Век этот давно уже получил название "возрождения" 28. При всей условности термина в его применении к периоду Зрелого Средневековья нельзя не отметить, что известные основания именно для такой квалификации столетия все-таки есть, хотя вопрос этот продолжает оставаться [205] весьма спорным. Правильному решению данной проблемы несомненно мешает, как это ни парадоксально, наличие великой эпохи Возрождения, с которой, собственно, начинается история западноевропейской культуры Нового времени. Эпоха эта давно уже стала предметом самого пристального, глубокого и, не побоимся этого слова, любовного изучения, что безусловно отразилось и на осмыслении и на оценке средневековой культуры. Последняя, противопоставляемая культуре ренессансной, неизбежно трактовалась как явление неполноценное, во многом реакционное, с которым молодая культура Возрождения вела непримиримую и успешную борьбу.

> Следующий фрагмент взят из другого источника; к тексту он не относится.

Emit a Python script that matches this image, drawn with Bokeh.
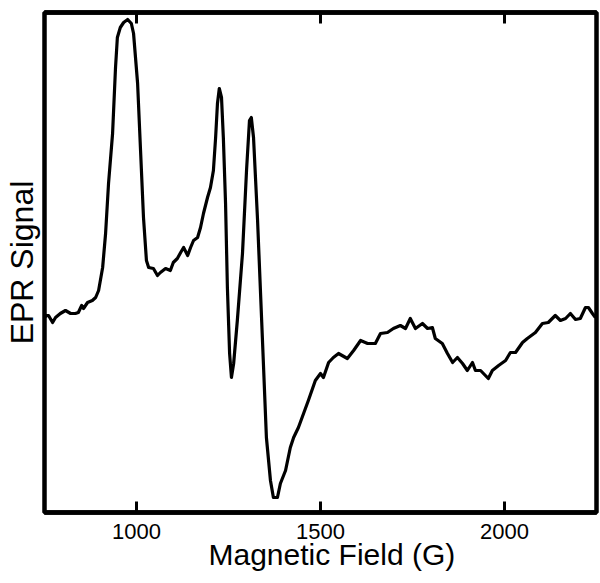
from bokeh.plotting import figure
from bokeh.models import FixedTicker, LinearAxis, Range1d, Title
from bokeh.embed import file_html
from bokeh.resources import INLINE

# Magnetic field (G) and EPR signal (arbitrary units)
field = [752, 757, 761, 772, 780, 793, 807, 821, 834, 842, 851,
         856, 867, 880, 889, 897, 908, 916, 924, 935, 943,
         948, 956, 965, 976, 986, 992, 1003, 1011, 1019, 1027,
         1033, 1046, 1057, 1065, 1079, 1092, 1100, 1111, 1120, 1128,
         1139, 1147, 1155, 1166, 1174, 1182, 1193, 1201, 1209, 1215,
         1220, 1225, 1231, 1236, 1242, 1247, 1253, 1258, 1264, 1274,
         1288, 1299, 1307, 1312, 1318, 1329, 1342, 1353, 1364, 1372,
         1383, 1391, 1405, 1418, 1427, 1440, 1454, 1467, 1486, 1500,
         1508, 1522, 1535, 1549, 1573, 1590, 1609, 1628, 1649, 1663,
         1682, 1698, 1717, 1731, 1744, 1758, 1777, 1791, 1804, 1812,
         1831, 1845, 1859, 1872, 1886, 1899, 1913, 1921, 1935, 1956,
         1967, 1984, 2003, 2016, 2030, 2049, 2062, 2084, 2103, 2119,
         2138, 2152, 2166, 2179, 2193, 2206, 2220, 2228, 2239, 2247]

signal = [-3, -2, -2, -9, -4, 0, 3, 0, 0, 1, 8,
          5, 11, 13, 16, 23, 46, 80, 130, 180, 246,
          276, 286, 291, 294, 290, 280, 230, 163, 96, 53,
          46, 45, 38, 41, 45, 43, 51, 55, 61, 66,
          58, 66, 73, 76, 86, 100, 116, 126, 143, 176,
          210, 225, 216, 176, 110, 26, -40, -64, -50, -7,
          60, 143, 193, 196, 176, 93, -24, -124, -167, -184,
          -184, -170, -157, -134, -124, -114, -100, -87, -67, -60,
          -64, -49, -44, -40, -45, -37, -27, -30, -30, -20,
          -19, -15, -12, -15, -5, -15, -10, -15, -14, -25,
          -30, -40, -49, -44, -50, -57, -49, -57, -57, -65,
          -57, -52, -47, -39, -39, -29, -25, -19, -10, -9,
          -2, -7, -5, 0, -6, -5, 6, 6, 0, -4]

x_ticks = [1000, 1500, 2000]
x_label = "Magnetic Field (G)"
y_label = "EPR Signal"

FONT = "Liberation Sans"

p = figure(frame_width=552, frame_height=500,
           min_border_left=44, min_border_right=4,
           min_border_top=12, min_border_bottom=60,
           x_range=Range1d(750, 2250), y_range=Range1d(-199, 301),
           output_backend="svg", toolbar_location=None)

p.line(field, signal, line_color="black", line_width=3.2, line_join="round")

p.grid.visible = False
p.background_fill_color = "white"
p.border_fill_color = "white"
p.outline_line_color = "black"
p.outline_line_width = 4.5
p.outline_line_alpha = 1.0

# bottom axis
xa = p.xaxis[0]
xa.ticker = FixedTicker(ticks=x_ticks)
xa.minor_tick_line_color = None
xa.major_tick_in = 11
xa.major_tick_out = 0
xa.major_tick_line_width = 3
xa.major_tick_line_color = "black"
xa.axis_line_color = "black"
xa.axis_line_width = 4.5
xa.major_label_text_font = FONT
xa.major_label_text_font_size = "22px"
xa.major_label_text_color = "black"
xa.major_label_standoff = 11

# mirrored ticks on top, no labels
top = LinearAxis(ticker=FixedTicker(ticks=x_ticks))
top.minor_tick_line_color = None
top.major_tick_in = 11
top.major_tick_out = 0
top.major_tick_line_width = 3
top.major_tick_line_color = "black"
top.axis_line_color = "black"
top.axis_line_width = 4.5
top.major_label_text_font_size = "1px"
top.major_label_text_alpha = 0
top.major_label_standoff = 0
p.add_layout(top, "above")

# left axis: only its label
ya = p.yaxis[0]
ya.ticker = FixedTicker(ticks=[])
ya.minor_tick_line_color = None
ya.major_tick_line_color = None
ya.major_tick_in = 0
ya.major_tick_out = 0
ya.major_label_standoff = 0
ya.axis_line_color = None
ya.axis_label = y_label
ya.axis_label_text_font = FONT
ya.axis_label_text_font_size = "32px"
ya.axis_label_text_font_style = "normal"
ya.axis_label_text_color = "black"
ya.axis_label_standoff = 5

# x-axis title
xt = Title(text=x_label, align="left", offset=164, vertical_align="top",
           standoff=-7, text_font=FONT, text_font_size="30px",
           text_font_style="normal", text_color="black")
p.add_layout(xt, "below")

open("out.html", "w").write(file_html(p, INLINE))
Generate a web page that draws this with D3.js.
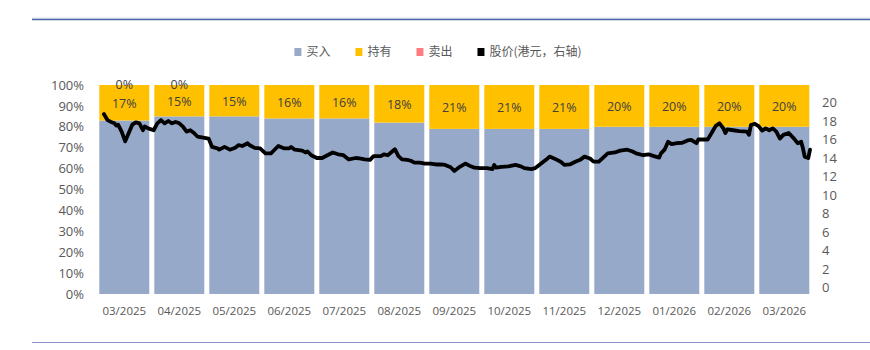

Идея культурного перерыва, приходящегося на период Средневековья (в том числе и на XII в.), была выдвинута во многом самими итальянскими гуманистами, желавшими представить свою эпоху (и вполне правомерно) как новый, после Античности, замечательный расцвет наук и искусств. Между тем такого провала в культурном развитии Западной Европы в действительности не было. Ф. Энгельс в "Диалектике природы" недаром специально подчеркивал, что Средневековье ознаменовалось большими открытиями и изобретениями 29.
Трудно отрицать, например, несомненное мастерство средневековых зодчих и строителей, столь заметное на фоне общего технического прогресса в период Зрелого Средневековья (о чем убедительно сказано в книге Жана Жимпеля 30). Но все не ограничивалось одними техническими усовершенствованиями, находками и открытиями. Даже противники идеи "Ренессанса XII в." вынуждены признать, что это столетие по своим культурным результатам существенным образом отличалось от предшествующего. Говоря об "уникальности" этого века, М. Е. Грабарь-Пассек и М. Л. Гаспаров верно замечают: "XI век только пробуждал и подготовлял, XIII век будет закреплять, систематизировать и подчас замораживать, XII же век ищет и находит" 31. И в другом месте этой интересной статьи: "XII век является действительно замечательным литературным периодом в культурной истории Европы, когда зарождаются и намечаются многие важнейшие противоречия и конфликты будущих веков, но еще не дозревают до яростных вспышек, свидетелями которых мы будем в XIII в., когда все новое выступает еще в живой и непосредственной свежести, не затвердевшей в догмах схоластики и в нормах куртуазной поэтики. Именно XII век являет картину рождения, а кое-где уже и расцвета совершенно новых культурных явлений. И если искать термин, выражающий его сущность, то этим термином скорее будет не "возрождение" чего-то прежнего, а, рождение" подлинно новых, дотоле неведомых тенденций" 32.
Так было в сфере науки, когда впервые на Западе начинали, скажем, обращаться к подлинному Аристотелю, а не к его латинским или даже арабским переводам. К этому надо добавить, что многочисленнейшие латинские кодексы, по которым гуманисты Возрождения будут затем знакомиться [206] с произведениями античных поэтов, философов и ученых, в подавляющем большинстве случаев были изготовлены в монастырских скрипториях все в том же XII в. Эти безвестные переписчики проявляли завидную широту: наряду с Библией, молитвенниками, часословами и сочинениями отцов церкви они старательно копировали, не жалея ни собственного времени, ни очень дорогого в то время пергамента, произведения "язычников"- Плавта, Лукана, Тибулла, Петрония, Ювенала, не говоря уж о философах и историках.